I spent the past week in the clouds attending Salesforce.com’s Dreamforce conference. Salesforce likes to categorize its products into different “clouds”, like sales cloud (sales force automation), service cloud (customer service system), data cloud (crowdsourced contact data), etc. In fact almost every conversation on the future of IT these days includes some conversation on cloud computing, although often the definition is somewhat in dispute. IDC has a very specific cloud definition; cloud services are consumer and business products, services and solutions delivered and consumed in real time over the Internet with these attributes:
- Shared standard service built for a market not a single customer
- Solution packaged turn-key offering
- Self-service admin
- Elastic scaling
- Use-based pricing
- Accessible via the Internet / IP
- Standard UI technologies
- Published service interface / API
The cloud services can be deployed in a public or private model as well (although this is one of the areas where there’s a bunch of debate, particularly between the pure-play SaaS vendors and the hybrid vendors).
Oh well, that’s not really where I was going with this post anyway. After Dreamforce I had the opportunity to stop by another event, GigaOM’s Net:Work conference. I only had half the day to attend and spent most of that time meeting with a couple of companies but the topic and my conversations that day sparked a few ideas that I want to examine more closely. One of those conversations was with Elance CEO Fabio Rosati. Fabio and I have chatted a few times about the changing nature of work and workers in the post-industrial information economy. A lot of what Elance and Fabio are seeing in this space are in line with a post I did a while ago on virtual workforce and then followed up in another post with a trend I called labor as a service. At the conference they were using the term human cloud and the more I think about it, despite being a bit over-exposed to clouds last week, I think this one might be a good fit.
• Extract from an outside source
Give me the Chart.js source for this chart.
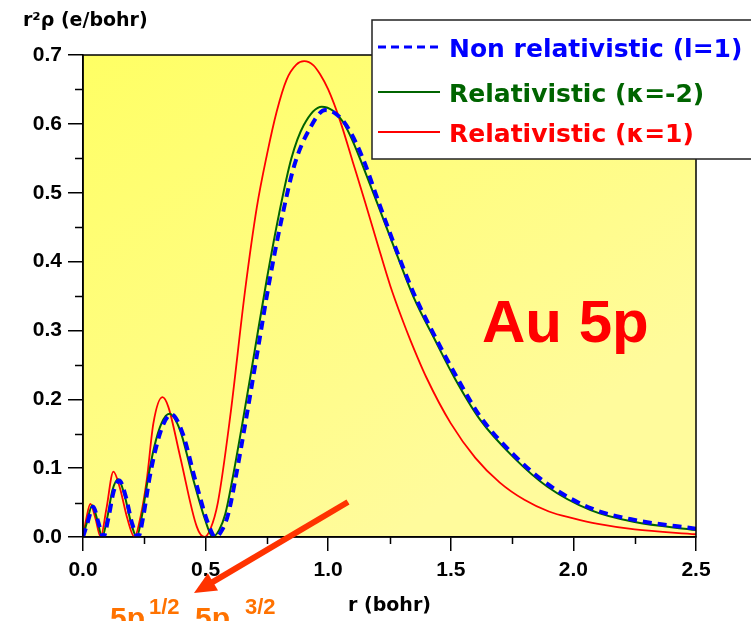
<!DOCTYPE html>
<html>
<head>
<meta charset="utf-8">
<script src="https://cdn.jsdelivr.net/npm/chart.js@4.4.0/dist/chart.umd.min.js"></script>
<style>
  body { margin: 0; background: #fff; }
  #wrap { width: 751px; height: 621px; }
</style>
</head>
<body>
<div id="wrap"><canvas id="grafico" width="751" height="621"></canvas></div>
<script>
// Valores: r (bohr) e r²ρ (e/bohr)
var rNonRel = [0, 0.018, 0.042, 0.062, 0.083, 0.105, 0.125, 0.148, 0.175, 0.2, 0.225, 0.246, 0.271, 0.298, 0.328, 0.36, 0.405, 0.46, 0.508, 0.54, 0.567, 0.592, 0.622, 0.662, 0.712, 0.762, 0.812, 0.862, 0.92, 0.988, 1.03, 1.07, 1.11, 1.15, 1.2, 1.28, 1.35, 1.43, 1.52, 1.62, 1.755, 1.894, 2.07, 2.245, 2.5];
var yNonRel = [0, 0.02, 0.044, 0.022, 0, 0.03, 0.066, 0.082, 0.058, 0.02, 0, 0.03, 0.085, 0.13, 0.164, 0.178, 0.152, 0.08, 0.022, 0, 0.01, 0.033, 0.085, 0.165, 0.27, 0.375, 0.465, 0.54, 0.59, 0.62, 0.615, 0.6, 0.575, 0.542, 0.492, 0.415, 0.353, 0.295, 0.235, 0.175, 0.12, 0.077, 0.042, 0.025, 0.012];

var rRelK2 = [0, 0.015, 0.038, 0.058, 0.078, 0.1, 0.12, 0.144, 0.17, 0.195, 0.219, 0.24, 0.265, 0.29, 0.32, 0.352, 0.396, 0.45, 0.498, 0.529, 0.555, 0.58, 0.61, 0.65, 0.7, 0.75, 0.8, 0.85, 0.9, 0.974, 1.02, 1.06, 1.1, 1.14, 1.2, 1.28, 1.35, 1.43, 1.52, 1.62, 1.755, 1.894, 2.07, 2.245, 2.5];
var yRelK2 = [0, 0.02, 0.046, 0.025, 0, 0.03, 0.068, 0.084, 0.06, 0.022, 0, 0.03, 0.085, 0.13, 0.165, 0.179, 0.155, 0.083, 0.025, 0, 0.01, 0.033, 0.085, 0.165, 0.27, 0.375, 0.47, 0.55, 0.598, 0.625, 0.619, 0.603, 0.575, 0.54, 0.485, 0.41, 0.347, 0.29, 0.228, 0.17, 0.116, 0.073, 0.039, 0.022, 0.01];

var rRelK1 = [0, 0.012, 0.03, 0.05, 0.072, 0.095, 0.124, 0.15, 0.18, 0.21, 0.235, 0.26, 0.287, 0.324, 0.348, 0.396, 0.464, 0.495, 0.52, 0.55, 0.6, 0.661, 0.709, 0.75, 0.79, 0.83, 0.87, 0.902, 0.94, 0.967, 1.0, 1.049, 1.1, 1.15, 1.2, 1.253, 1.3, 1.335, 1.4, 1.5, 1.6, 1.7, 1.8, 1.9, 2.0, 2.1, 2.25, 2.5];
var yRelK1 = [0, 0.024, 0.048, 0.028, 0, 0.04, 0.095, 0.072, 0.028, 0, 0.03, 0.083, 0.165, 0.203, 0.189, 0.117, 0.015, 0, 0.012, 0.05, 0.174, 0.358, 0.479, 0.555, 0.618, 0.664, 0.686, 0.691, 0.685, 0.672, 0.65, 0.604, 0.545, 0.487, 0.427, 0.365, 0.318, 0.286, 0.232, 0.165, 0.115, 0.079, 0.054, 0.037, 0.027, 0.019, 0.011, 0.004];

var nomes = ['Non relativistic (l=1)', 'Relativistic (\u03ba=-2)', 'Relativistic (\u03ba=1)'];
var coresTexto = ['#0000ff', '#006400', '#ff0000'];

function pontos(xs, ys) {
  return xs.map(function (x, i) { return { x: x, y: ys[i] }; });
}

var fonteTicks = 'Liberation Sans';
var fonteTitulo = 'DejaVu Sans';

// fundo, moldura, ticks menores, legenda e anotações
var decoracao = {
  id: 'decoracao',
  beforeDraw: function (chart) {
    var ctx = chart.ctx, a = chart.chartArea;
    ctx.save();
    ctx.fillStyle = '#fff';
    ctx.fillRect(0, 0, chart.width, chart.height);
    var g = ctx.createLinearGradient(a.left, a.top, a.left + (a.right - a.left) * 0.5, a.bottom);
    g.addColorStop(0, '#ffff64');
    g.addColorStop(1, '#fffb9c');
    ctx.fillStyle = g;
    ctx.fillRect(a.left, a.top, a.right - a.left, a.bottom - a.top);
    ctx.restore();
  },
  afterDraw: function (chart) {
    var ctx = chart.ctx, a = chart.chartArea;
    var sx = chart.scales.x, sy = chart.scales.y;
    ctx.save();

    // moldura
    ctx.strokeStyle = '#000';
    ctx.lineWidth = 1.5;
    ctx.strokeRect(a.left, a.top, a.right - a.left, a.bottom - a.top);

    // ticks menores
    ctx.beginPath();
    for (var v = 0.05; v < 0.7; v += 0.1) {
      var py = Math.round(sy.getPixelForValue(v)) + 0.5;
      ctx.moveTo(a.left - 8, py); ctx.lineTo(a.left, py);
    }
    for (var u = 0.25; u < 2.5; u += 0.5) {
      var px = Math.round(sx.getPixelForValue(u)) + 0.5;
      ctx.moveTo(px, a.bottom); ctx.lineTo(px, a.bottom + 7);
    }
    ctx.stroke();

    // título do eixo y
    ctx.fillStyle = '#000';
    ctx.font = 'bold 19px "' + fonteTitulo + '"';
    ctx.textBaseline = 'alphabetic';
    ctx.textAlign = 'left';
    ctx.fillText('r\u00b2\u03c1 (e/bohr)', 23, 26);

    // legenda
    ctx.fillStyle = '#fff';
    ctx.fillRect(372, 20, 390, 139);
    ctx.strokeStyle = '#222';
    ctx.lineWidth = 1.5;
    ctx.strokeRect(372, 20, 390, 139);
    var linhasY = [47, 92, 132];
    chart.data.datasets.forEach(function (ds, i) {
      var y = linhasY[i];
      ctx.strokeStyle = ds.borderColor;
      ctx.lineWidth = i === 0 ? 3 : 2;
      ctx.setLineDash(i === 0 ? [8, 5] : []);
      ctx.beginPath();
      ctx.moveTo(378, y); ctx.lineTo(440, y);
      ctx.stroke();
      ctx.setLineDash([]);
      ctx.fillStyle = coresTexto[i];
      ctx.font = 'bold 25px "' + fonteTitulo + '"';
      ctx.fillText(ds.label, 449, y + 10);
    });

    // Au 5p
    ctx.fillStyle = '#ff0000';
    ctx.font = 'bold 60px "Liberation Sans"';
    ctx.fillText('Au 5p', 482, 342);

    // seta
    var x0 = 348, y0 = 502, x1 = 194, y1 = 593;
    var d = Math.hypot(x1 - x0, y1 - y0), ux = (x1 - x0) / d, uy = (y1 - y0) / d;
    var bx = x1 - 22 * ux, by = y1 - 22 * uy;
    ctx.strokeStyle = '#ff3300';
    ctx.fillStyle = '#ff3300';
    ctx.lineWidth = 6;
    ctx.beginPath();
    ctx.moveTo(x0, y0); ctx.lineTo(bx + 2 * ux, by + 2 * uy);
    ctx.stroke();
    ctx.beginPath();
    ctx.moveTo(x1, y1);
    ctx.lineTo(bx - 10 * uy, by + 10 * ux);
    ctx.lineTo(bx + 10 * uy, by - 10 * ux);
    ctx.closePath();
    ctx.fill();

    // 5p1/2 5p3/2
    ctx.fillStyle = '#ff7200';
    ctx.font = 'bold 30px "Liberation Sans"';
    ctx.fillText('5p', 110, 628);
    ctx.fillText('5p', 195, 628);
    ctx.font = 'bold 22px "Liberation Sans"';
    ctx.fillText('1/2', 149, 614);
    ctx.fillText('3/2', 245, 614);

    ctx.restore();
  }
};

var ctx = document.getElementById('grafico').getContext('2d');

var grafico = new Chart(ctx, {
  type: 'line',
  data: {
    datasets: [{
      label: nomes[0],
      data: pontos(rNonRel, yNonRel),
      borderColor: '#0000ff',
      borderWidth: 4,
      borderDash: [9, 6],
      pointRadius: 0,
      cubicInterpolationMode: 'monotone',
      fill: false
    }, {
      label: nomes[1],
      data: pontos(rRelK2, yRelK2),
      borderColor: '#006400',
      borderWidth: 2,
      pointRadius: 0,
      cubicInterpolationMode: 'monotone',
      fill: false
    }, {
      label: nomes[2],
      data: pontos(rRelK1, yRelK1),
      borderColor: '#ff0000',
      borderWidth: 1.8,
      pointRadius: 0,
      cubicInterpolationMode: 'monotone',
      fill: false
    }]
  },
  options: {
    responsive: false,
    animation: false,
    layout: { padding: { top: 55, right: 55, left: 0, bottom: 0 } },
    plugins: {
      legend: { display: false },
      tooltip: { enabled: false }
    },
    scales: {
      x: {
        type: 'linear',
        min: 0,
        max: 2.5,
        afterFit: function (s) { s.height = 84; },
        grid: { drawOnChartArea: false, tickLength: 14, color: '#000', lineWidth: 1.5 },
        border: { color: '#000', width: 1.5 },
        ticks: {
          stepSize: 0.5,
          maxRotation: 0,
          padding: 7,
          color: '#000',
          font: { family: fonteTicks, weight: 'bold', size: 21 },
          callback: function (v) { return v.toFixed(1); }
        },
        title: {
          display: true,
          text: 'r (bohr)',
          color: '#000',
          font: { family: fonteTitulo, weight: 'bold', size: 19 },
          padding: { top: 0, bottom: 4 }
        }
      },
      y: {
        min: 0,
        max: 0.7,
        afterFit: function (s) { s.width = 83; },
        grid: { drawOnChartArea: false, tickLength: 15, color: '#000', lineWidth: 1.5 },
        border: { color: '#000', width: 1.5 },
        ticks: {
          stepSize: 0.1,
          padding: 6,
          color: '#000',
          font: { family: fonteTicks, weight: 'bold', size: 21 },
          callback: function (v) { return v.toFixed(1); }
        }
      }
    }
  },
  plugins: [decoracao]
});
</script>
</body>
</html>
In the new networked economy businesses are realizing that people are the center of and the essential nodes that make the business work. Connecting those nodes has never been easier with the proliferation of new mobile devices from smart phones to tablet computers and increasing broadband speeds. Web 2.0 social tools and the hyper-connected workforce is eroding many old work paradigms ranging from work “location” to work “hours”. The virtual workforce trend, from both the companies desire to get the best talent with the least downside exposure, and the workers who are enjoying the increased flexibility and freedom the model affords (even if their initial trip into the virtual workforce was involuntary) is gaining momentum. Companies like Elance and oDesk are seeing rapid growth in both high quality resources available for assignments and in companies looking for talent. The nature of sourcing the work is changing. Project based work is a natural for the virtual workforce (or labor as a service model) and effectively gets high quality talent engaged on the critical project tasks. Even highly repetitive task based work is finding online support from business models like Amazon Mechanical Turk.
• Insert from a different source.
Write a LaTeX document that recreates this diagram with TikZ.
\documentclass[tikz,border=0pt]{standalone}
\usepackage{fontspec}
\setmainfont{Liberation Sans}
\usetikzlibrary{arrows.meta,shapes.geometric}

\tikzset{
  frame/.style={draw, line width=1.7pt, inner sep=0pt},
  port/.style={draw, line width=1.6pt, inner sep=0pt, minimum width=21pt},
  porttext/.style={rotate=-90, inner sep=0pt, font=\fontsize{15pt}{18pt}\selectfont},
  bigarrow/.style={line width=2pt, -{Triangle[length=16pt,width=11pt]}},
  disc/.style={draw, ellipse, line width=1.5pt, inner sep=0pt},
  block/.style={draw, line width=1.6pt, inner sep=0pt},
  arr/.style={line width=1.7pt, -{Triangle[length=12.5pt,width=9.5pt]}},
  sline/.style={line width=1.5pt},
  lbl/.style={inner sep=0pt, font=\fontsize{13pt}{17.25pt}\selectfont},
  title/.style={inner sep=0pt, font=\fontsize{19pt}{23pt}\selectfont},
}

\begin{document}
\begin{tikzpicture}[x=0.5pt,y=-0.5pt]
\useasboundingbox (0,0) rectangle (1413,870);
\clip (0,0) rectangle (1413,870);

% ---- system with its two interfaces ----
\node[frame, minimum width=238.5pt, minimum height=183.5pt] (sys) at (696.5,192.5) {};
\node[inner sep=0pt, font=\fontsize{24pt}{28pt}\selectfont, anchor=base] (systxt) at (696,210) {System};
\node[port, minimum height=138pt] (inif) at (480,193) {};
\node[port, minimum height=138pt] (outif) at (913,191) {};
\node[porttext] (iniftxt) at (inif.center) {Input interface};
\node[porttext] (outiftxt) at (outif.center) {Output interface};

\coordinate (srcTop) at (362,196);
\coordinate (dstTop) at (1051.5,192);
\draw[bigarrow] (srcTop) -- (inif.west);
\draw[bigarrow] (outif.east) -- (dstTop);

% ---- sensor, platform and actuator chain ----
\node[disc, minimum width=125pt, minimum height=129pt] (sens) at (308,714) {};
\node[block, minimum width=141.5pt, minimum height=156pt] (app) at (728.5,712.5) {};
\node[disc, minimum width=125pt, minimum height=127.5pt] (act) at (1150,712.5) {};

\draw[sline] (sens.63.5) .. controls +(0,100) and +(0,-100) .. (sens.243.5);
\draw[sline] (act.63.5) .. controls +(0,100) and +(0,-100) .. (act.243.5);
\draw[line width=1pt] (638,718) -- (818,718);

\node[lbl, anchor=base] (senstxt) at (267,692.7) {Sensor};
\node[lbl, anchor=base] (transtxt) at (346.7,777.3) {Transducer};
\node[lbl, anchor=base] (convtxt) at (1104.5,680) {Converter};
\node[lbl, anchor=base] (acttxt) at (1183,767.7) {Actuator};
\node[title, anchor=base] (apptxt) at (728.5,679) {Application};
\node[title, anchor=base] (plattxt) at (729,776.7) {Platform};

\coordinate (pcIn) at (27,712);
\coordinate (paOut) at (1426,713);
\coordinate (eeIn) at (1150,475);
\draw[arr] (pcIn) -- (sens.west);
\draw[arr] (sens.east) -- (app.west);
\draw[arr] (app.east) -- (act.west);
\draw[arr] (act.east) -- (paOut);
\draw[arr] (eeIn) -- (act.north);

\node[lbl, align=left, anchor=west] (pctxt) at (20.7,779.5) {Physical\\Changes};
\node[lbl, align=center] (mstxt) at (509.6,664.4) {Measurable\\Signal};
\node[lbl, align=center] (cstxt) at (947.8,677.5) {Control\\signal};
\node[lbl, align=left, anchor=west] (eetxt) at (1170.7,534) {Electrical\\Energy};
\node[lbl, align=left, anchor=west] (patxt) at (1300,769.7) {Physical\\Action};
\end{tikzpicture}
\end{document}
So if businesses are in reality becoming the network and people the critical nodes it makes sense that we start thinking of the workforce as the human cloud I think. The human cloud is:
- Flexible in model (direct employee or contract; task based, project based or position based; various pay models from pay for task, pay for project, salary, performance based, etc.), location (work where you are models when appropriate), and time (in a global business environment time and time zones will be under stress and businesses will look for employees to work when it makes “sense”).
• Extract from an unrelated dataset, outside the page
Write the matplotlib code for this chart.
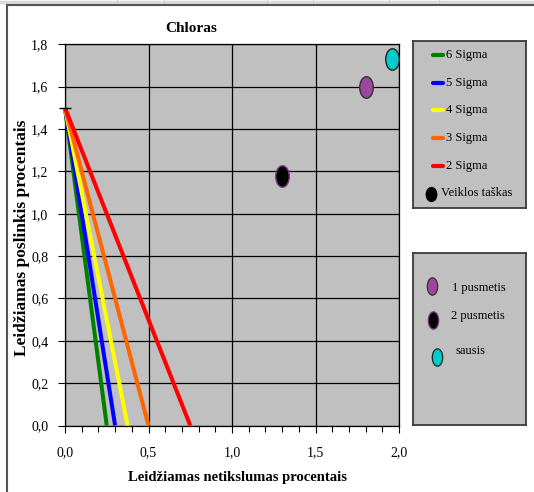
import matplotlib
matplotlib.use("Agg")
import matplotlib.pyplot as plt
from matplotlib.path import Path
from matplotlib.lines import Line2D
from matplotlib.ticker import MultipleLocator, FuncFormatter

plt.rcParams['font.family'] = ['Liberation Serif', 'DejaVu Serif']

# Sigma limit lines: allowed bias at zero imprecision, and imprecision where bias reaches zero
sigma_labels = ["6 Sigma", "5 Sigma", "4 Sigma", "3 Sigma", "2 Sigma"]
sigma_colors = ["#008000", "#0000FF", "#FFFF00", "#FF6600", "#FF0000"]
bias_at_zero = [1.5, 1.5, 1.5, 1.5, 1.5]
imprecision_at_zero_bias = [0.25, 0.30, 0.375, 0.50, 0.75]

# Performance points (imprecision %, bias %)
point_labels = ["1 pusmetis", "2 pusmetis", "sausis"]
point_x = [1.80, 1.30, 1.96]
point_y = [1.60, 1.18, 1.73]
point_colors = ["#9B479F", "#000000", "#00CCCC"]
point_edges = ["#333333", "#7A3A80", "#222222"]

x_ticks = [0.0, 0.5, 1.0, 1.5, 2.0]
y_ticks = [0.0, 0.2, 0.4, 0.6, 0.8, 1.0, 1.2, 1.4, 1.6, 1.8]

W, H = 534, 492
fig = plt.figure(figsize=(W / 100, H / 100), dpi=100)


def fx(px):
    return px / W


def fy(py):
    return 1 - py / H


def ellipse(ratio):
    c = Path.unit_circle()
    return Path(c.vertices * [ratio, 1.0], c.codes)


# outer frame
fig.add_artist(Line2D([0, 1], [fy(1.5), fy(1.5)], color="#DADADA", lw=2.5))
for sx in [117, 164, 267, 313, 389, 439]:
    fig.add_artist(Line2D([fx(sx), fx(sx)], [fy(0), fy(3)], color="#CFCFCF", lw=0.8))
fig.add_artist(Line2D([fx(7), fx(7)], [fy(5), 0], color="#555555", lw=1.5))
fig.add_artist(Line2D([fx(7), 1], [fy(5), fy(5)], color="#555555", lw=1.5))

ax = fig.add_axes([fx(65), fy(425.5), fx(399) - fx(65), fy(44.3) - fy(425.5)])
ax.set_facecolor("#C0C0C0")
ax.set_xlim(x_ticks[0], x_ticks[-1])
ax.set_ylim(y_ticks[0], y_ticks[-1])

ax.set_xticks(x_ticks)
ax.xaxis.set_minor_locator(MultipleLocator(0.1))
ax.set_yticks(y_ticks)
comma = FuncFormatter(lambda v, p: f"{v:.1f}".replace(".", ","))
ax.xaxis.set_major_formatter(comma)
ax.yaxis.set_major_formatter(comma)
ax.grid(True, which="major", color="black", lw=0.9)
ax.set_axisbelow(True)
ax.tick_params(axis="x", which="major", direction="out", length=5, width=0.8,
               pad=10, labelsize=10)
ax.tick_params(axis="x", which="minor", direction="out", length=4, width=0.8)
ax.tick_params(axis="y", which="major", direction="out", length=5, width=0.8,
               pad=7, labelsize=10)
for s in ax.spines.values():
    s.set_color("black")
    s.set_linewidth(0.9)

for lab, col, b0, x0 in zip(sigma_labels, sigma_colors, bias_at_zero, imprecision_at_zero_bias):
    ax.plot([0, x0], [b0, 0], color=col, lw=2.9, solid_capstyle="butt", zorder=3,
            clip_on=False)
ax.plot([0], [bias_at_zero[0]], marker="_", ms=8, mew=1.0, color="black",
        clip_on=False, zorder=4)

for x, y, c, e in zip(point_x, point_y, point_colors, point_edges):
    ax.plot([x], [y], marker=ellipse(0.63), ms=15.5, color=c, mec=e, mew=1.0,
            ls="none", zorder=5)

fig.text(fx(191), fy(28), "Chloras", ha="center", va="center",
         fontsize=11, fontweight="bold")
fig.text(fx(237), fy(478), "Leidžiamas netikslumas procentais", ha="center",
         va="center", fontsize=10.5, fontweight="bold")
fig.text(fx(22), fy(238), "Leidžiamas poslinkis procentais", ha="center",
         va="center", rotation=90, fontsize=12.5, fontweight="bold")

# legend box for the limit lines
lg1 = fig.add_axes([fx(412.7), fy(208), fx(526) - fx(412.7), fy(41) - fy(208)])
lg1.set_xlim(412.7, 526)
lg1.set_ylim(208, 41)
lg1.set_facecolor("#C0C0C0")
lg1.set_xticks([])
lg1.set_yticks([])
for s in lg1.spines.values():
    s.set_color("#3A3A3A")
    s.set_linewidth(1.3)
rows = [55, 82.5, 110, 138, 166]
for lab, col, ry in zip(sigma_labels, sigma_colors, rows):
    lg1.plot([433, 443], [ry, ry], color=col, lw=3.0, solid_capstyle="round")
    lg1.text(446, ry, lab, va="center", ha="left", fontsize=9)
lg1.plot([431], [193.5], marker=ellipse(0.75), ms=10, color="black", ls="none")
lg1.text(440.5, 193, "Veiklos taškas", va="center", ha="left", fontsize=9)

# legend box for the performance points
lg2 = fig.add_axes([fx(412.7), fy(425), fx(526) - fx(412.7), fy(253) - fy(425)])
lg2.set_xlim(412.7, 526)
lg2.set_ylim(425, 253)
lg2.set_facecolor("#C0C0C0")
lg2.set_xticks([])
lg2.set_yticks([])
for s in lg2.spines.values():
    s.set_color("#3A3A3A")
    s.set_linewidth(1.3)
mk_pos = [(432, 286), (433, 320), (437, 357)]
txt_pos = [(451.5, 287.5), (450.5, 316.5), (455, 351.5)]
for lab, c, e, (mx, my), (tx, ty) in zip(point_labels, point_colors, point_edges,
                                         mk_pos, txt_pos):
    lg2.plot([mx], [my], marker=ellipse(0.6), ms=12.5, color=c, mec=e, mew=0.9, ls="none")
    lg2.text(tx, ty, lab, va="center", ha="left", fontsize=9)

fig.savefig("out.png", dpi=100)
- Utilize mobile technology to stay connected to one or several business networks.
- Utilize web 2.0 like people-centric collaboration tools and techniques to increase productivity and engagement
- Associate personal brands with business brands to gain synergy and greater influence and reach
- Agile
- Elastic
To me cloud services and the human cloud seem to have extremely similar components. The human cloud joins the other enterprise clouds to form the next generation business, or organic business network.